Platooning in the Presence of a Speed Drop: A Generalized Control Model

TL;DR

This paper presents a generalized control model for autonomous vehicle platooning that effectively tracks desired velocity profiles during speed drops, ensuring safety and stability despite abrupt speed limit changes.

Contribution

The study introduces a novel state-feedback control approach for platooning that handles speed drops and guarantees collision avoidance and stability.

Findings

The control model successfully tracks speed profiles during drops.

Simulations confirm safety and string stability under perturbations.

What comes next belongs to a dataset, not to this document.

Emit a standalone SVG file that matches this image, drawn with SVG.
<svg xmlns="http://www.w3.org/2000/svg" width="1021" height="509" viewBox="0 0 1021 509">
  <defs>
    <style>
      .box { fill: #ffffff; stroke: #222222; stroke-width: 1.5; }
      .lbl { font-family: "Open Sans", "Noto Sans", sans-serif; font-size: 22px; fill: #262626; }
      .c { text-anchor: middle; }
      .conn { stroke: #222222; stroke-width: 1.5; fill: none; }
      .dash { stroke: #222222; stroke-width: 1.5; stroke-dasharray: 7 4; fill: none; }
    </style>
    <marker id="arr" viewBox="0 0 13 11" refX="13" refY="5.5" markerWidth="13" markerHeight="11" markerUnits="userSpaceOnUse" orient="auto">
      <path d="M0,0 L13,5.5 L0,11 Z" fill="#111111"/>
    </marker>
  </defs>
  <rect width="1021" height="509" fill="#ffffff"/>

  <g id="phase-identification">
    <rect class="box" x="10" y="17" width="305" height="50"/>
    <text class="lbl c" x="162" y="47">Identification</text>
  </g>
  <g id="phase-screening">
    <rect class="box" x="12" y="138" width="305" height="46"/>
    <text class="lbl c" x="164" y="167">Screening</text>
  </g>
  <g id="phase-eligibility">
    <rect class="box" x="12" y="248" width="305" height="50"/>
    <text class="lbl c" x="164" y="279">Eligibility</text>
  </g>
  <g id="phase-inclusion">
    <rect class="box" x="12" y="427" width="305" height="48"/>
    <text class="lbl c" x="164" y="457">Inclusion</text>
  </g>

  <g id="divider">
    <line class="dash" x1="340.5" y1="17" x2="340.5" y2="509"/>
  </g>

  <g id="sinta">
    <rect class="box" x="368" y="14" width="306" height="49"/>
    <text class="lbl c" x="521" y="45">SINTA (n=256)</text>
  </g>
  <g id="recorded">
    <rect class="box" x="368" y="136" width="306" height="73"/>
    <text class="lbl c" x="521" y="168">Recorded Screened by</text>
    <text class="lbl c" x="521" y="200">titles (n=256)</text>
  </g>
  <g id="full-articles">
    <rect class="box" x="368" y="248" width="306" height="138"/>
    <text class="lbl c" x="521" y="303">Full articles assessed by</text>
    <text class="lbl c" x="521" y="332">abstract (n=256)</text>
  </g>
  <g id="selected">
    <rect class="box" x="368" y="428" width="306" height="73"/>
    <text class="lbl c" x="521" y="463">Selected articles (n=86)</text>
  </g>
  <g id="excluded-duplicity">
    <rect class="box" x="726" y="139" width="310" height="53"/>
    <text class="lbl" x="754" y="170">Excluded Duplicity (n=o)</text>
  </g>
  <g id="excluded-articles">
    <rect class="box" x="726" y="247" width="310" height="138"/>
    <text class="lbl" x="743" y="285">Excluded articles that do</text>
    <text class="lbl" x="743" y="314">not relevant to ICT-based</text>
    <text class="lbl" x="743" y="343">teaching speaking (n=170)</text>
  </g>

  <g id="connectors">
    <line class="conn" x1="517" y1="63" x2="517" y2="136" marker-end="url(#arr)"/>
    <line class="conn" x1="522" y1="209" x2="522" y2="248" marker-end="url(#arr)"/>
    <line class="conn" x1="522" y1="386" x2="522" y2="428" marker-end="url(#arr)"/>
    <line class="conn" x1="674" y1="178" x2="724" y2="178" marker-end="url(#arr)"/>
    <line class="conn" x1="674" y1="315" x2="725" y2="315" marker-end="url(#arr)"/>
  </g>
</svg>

The approach is effective for end-to-end platooning in variable conditions.

Abstract

The positive impacts of platooning on travel time reliability, congestion, emissions, and energy consumption have been shown for homogeneous roadway segments. However, speed limit changes frequently throughout the transportation network, due to either safety-related considerations (e.g., workzone operations) or congestion management schemes (e.g., speed harmonization systems). These abrupt changes in speed limit can result in shock- wave formation and cause travel time unreliability. Therefore, designing a platooning strategy for tracking a reference velocity profile is critical to enabling end-to-end platooning. Accordingly, this study introduces a generalized control model to track a desired velocity profile, while ensuring safety in the platoon of autonomous vehicles. We define appropriate natural error terms and the target curve in the state space of the control system, which is the set of points where all error terms vanish and corresponds to the case when all vehicles move with the desired velocities and in the minimum safe distance between them. In this way, we change the tracking velocity profile problem into a state- feedback stabilization problem with respect to the target curve. Under certain mild assumptions on the Lipschitz constant of the speed drop profile, we show that the stabilizing feedback can be obtained via introducing a natural dynamics for the maximum of the error terms for each vehicle. Moreover, we show that with this stabilizing feedback collisions will not occur if the initial state of the system of vehicles is sufficiently close to the target curve. We also show that the error terms remain bounded throughout the time and space. Two scenarios were simulated, with and without initial perturbations, and results confirmed the effectiveness of the proposed control model in tracking the speed drop while ensuring safety and string stability.